The --library-path flag tells rustdoc where to look for compiled .rlib files. Without it, every example that imports trpl fails with a missing crate error. The same flag applies when you run mdbook build if you want the compiler to verify those examples during the site generation.

For continuous integration, you automate this exact sequence. GitHub Actions needs to install mdbook, build the helper crate, and run the tests.

# .github/workflows/main.yml
name: Book CI
on: [push, pull_request]

jobs:
  test:
    runs-on: ubuntu-latest
    steps:
      - uses: actions/checkout@v4
      - name: Install mdbook
        # Downloads a precompiled binary to skip compilation time
        run: |
          curl -sSL https://github.com/rust-lang/mdBook/releases/download/v0.4.40/mdbook-v0.4.40-x86_64-unknown-linux-gnu.tar.gz | tar -xzf -
          sudo mv mdbook /usr/local/bin/
      - name: Build helper crate
        # Compiles trpl so the .rlib files exist for the next step
        run: cargo build -p trpl
      - name: Test book examples
        # Points rustdoc to the compiled dependencies
        run: mdbook test --library-path packages/trpl/target/debug/deps

The workflow downloads a precompiled binary of mdbook to avoid compiling it from source. It builds trpl in debug mode, then runs the book tests pointing to the dependency directory. This keeps CI fast and deterministic.

Keep the library path explicit. Hardcoding relative paths breaks when runners change directory structures.

Common traps and how to avoid them

Missing the --library-path flag is the most common stumbling block. The compiler error reads error[E0463]: can't find crate for 'trpl'. The fix is always the same. Build the helper crate first, then pass the path to its deps folder.

Another trap is caching. mdbook caches search indexes and compiled assets in a .mdbook/ directory. If you change SUMMARY.md or add new chapters, the cache might serve stale links. Run mdbook clean to wipe it. The command deletes the output directory and the cache, forcing a full rebuild.

Theme overrides can also break unexpectedly. mdbook uses a specific CSS variable naming convention. If you override a variable with the wrong prefix, the default theme silently ignores it. Check the official theme source code to match the exact variable names.

Cross-compilation quirks appear when you run mdbook test on a machine with a different architecture than the target. The rustdoc binary runs examples natively. If your CI runner is ARM but your examples assume x86, the tests fail. Pin your runner architecture to match your development environment, or use mdbook test only for syntax verification and run full integration tests separately.

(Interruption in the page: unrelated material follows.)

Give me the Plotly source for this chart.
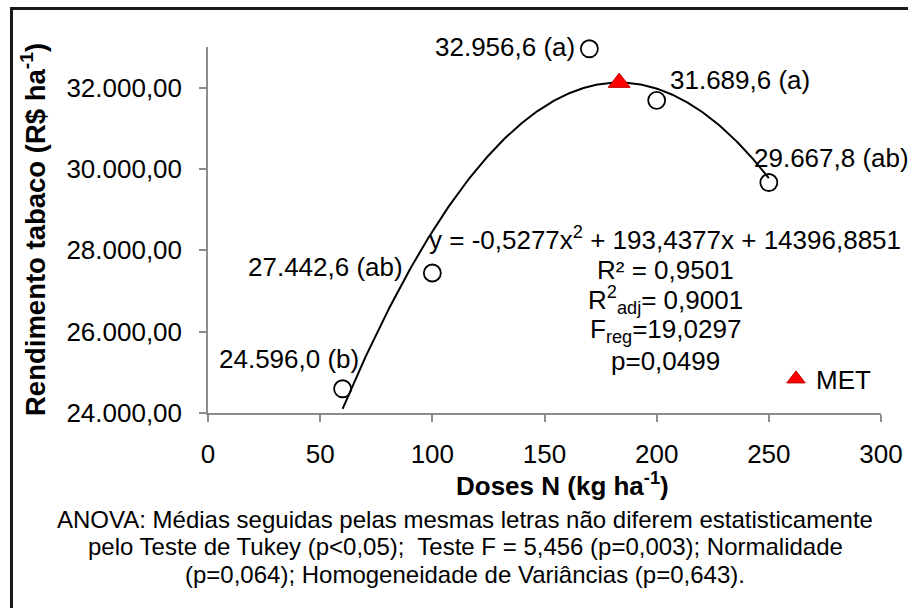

Treat mdbook clean as your reset button. When the site looks wrong, wipe the cache before rewriting your markdown.

Choosing the right documentation tool

Use mdbook when you are writing a tutorial, a reference guide, or any prose-heavy documentation that needs a navigable website. Use cargo doc when you need API reference documentation generated directly from code comments and doc tests. Use a static site generator like Hugo or Jekyll when your documentation requires complex templating, blog functionality, or multi-language routing that mdbook does not support. Reach for mdbook plugins when you need custom preprocessors, like generating diagrams from mermaid syntax or extracting code from external files.

The community treats mdbook as the standard for Rust learning materials. The official language book, the Rust by Example repository, and most RFCs use it. Keep your SUMMARY.md as the single source of truth for navigation. Do not hardcode links between chapters. Let mdbook resolve them through relative paths. It saves hours of broken links when you restructure the table of contents.

Verify every code block. Point the library path correctly. Let the tool handle the HTML.